Friday, March 16, 2007

Norwood’s vicious dog ordinance up close and personal

Our beloved family pet Sally, who was loved by many of our friends and neighbors, passed away on March 5th at the age of 15. She was a Staffordshire Bull Terrier. Although no dog could ever replace our Sally, we felt that opening our home and our hearts to a new pet would be fitting. I called several shelters in an effort to seek out a pet that would best suit our family dynamics, but was dismayed and saddened when I was turned away from several shelters because of an ordinance known as the BSL or Breed Specific Legislation. A call to city hall confirmed that Norwood indeed has a BSL provision as part of its vicious dog ordinance. It identifies the Staffordshire Bull Terrier, along with any other dog that looks like a “pit bull,” as banned under the ordinance.

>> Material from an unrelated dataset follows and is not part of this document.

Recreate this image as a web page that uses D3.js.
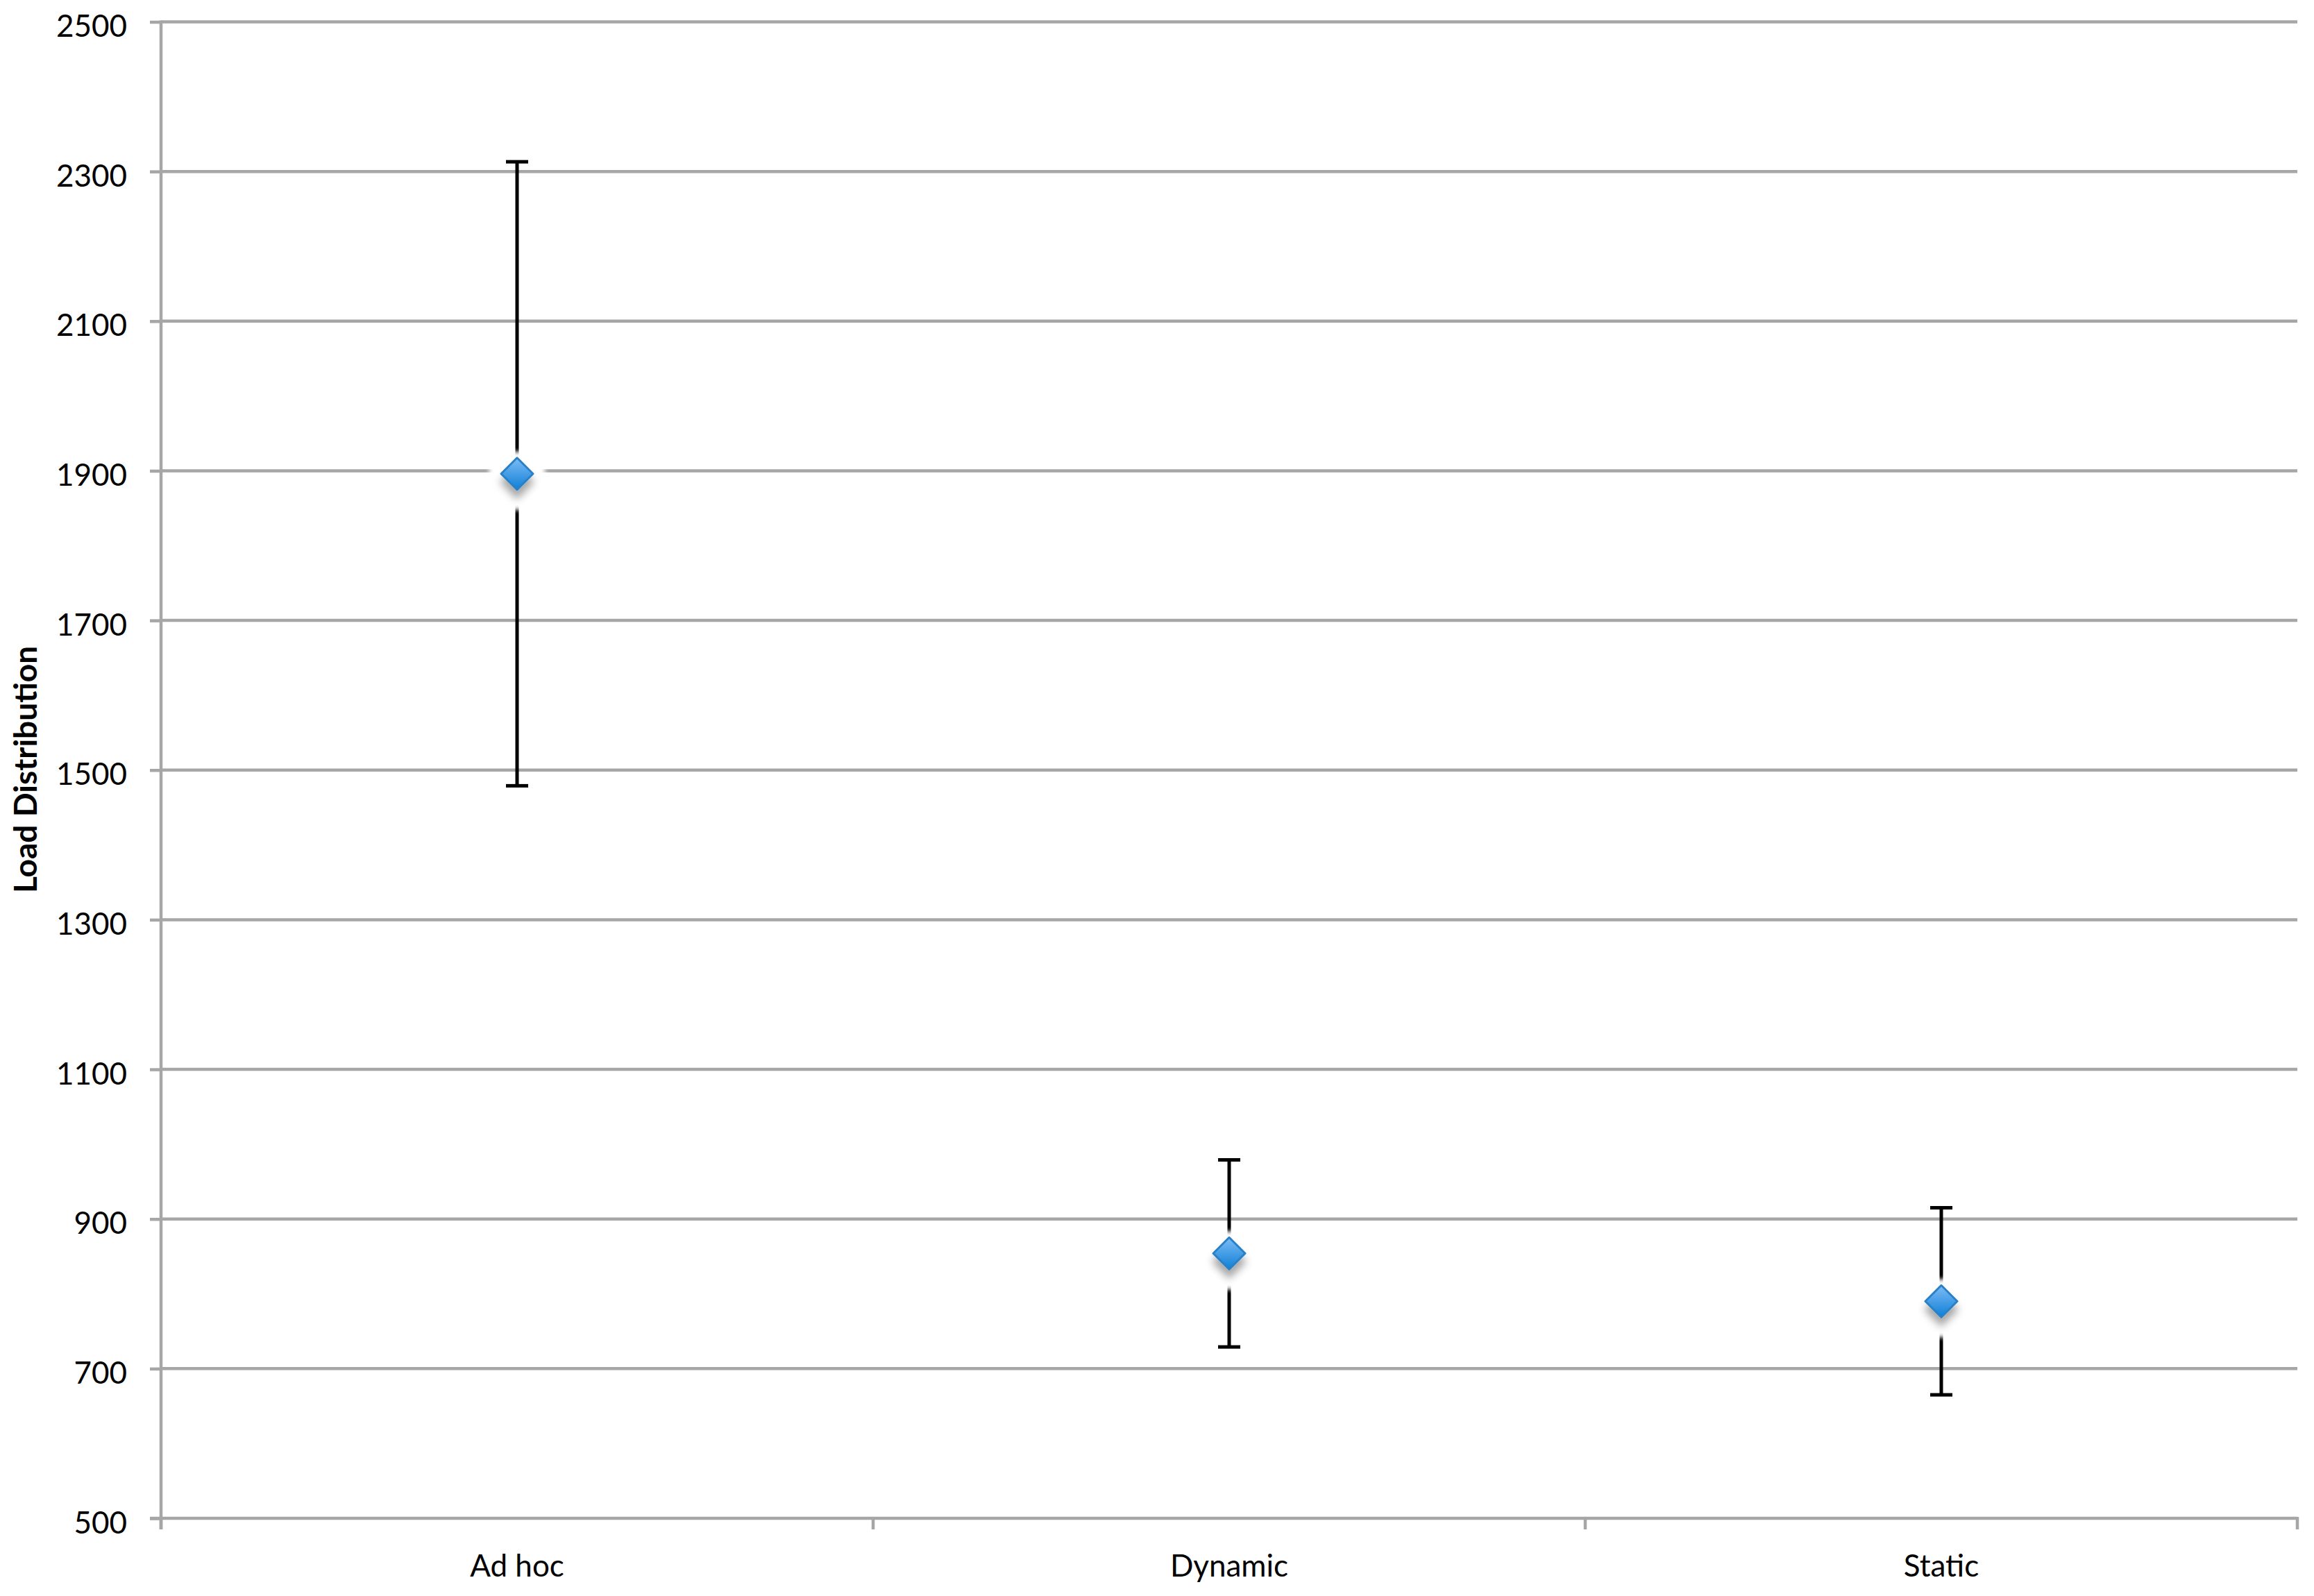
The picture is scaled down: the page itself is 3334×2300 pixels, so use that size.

How could anyone classify my Sally as a vicious dog? In an effort to understand the ordinance, I did some homework. In a decision reached by the Sixth Appellate District Court of Lucas County, a resident sued the City of Toledo in an effort to overturn the city’s vicious dog ordnance. After considering testimony and evidence from 16 experts in scientific information and data about pit bulls, the court found that pit bulls are not, as a breed, more dangerous than other breeds. The court found no statistical evidence that indicates pit bulls bite more often than some other breeds. The court went on to say, “once the finding is made that a specific breed does not inherently present a greater danger than any other breed, a law that regulates that breed on the basis of mere ownership is arbitrary, unreasonable and discriminatory”.

With such a decisive ruling in the Toledo case, it's time for Norwood to strike the BSL language from the vicious dog ordinance. It’s arbitrary, unreasonable and discriminatory.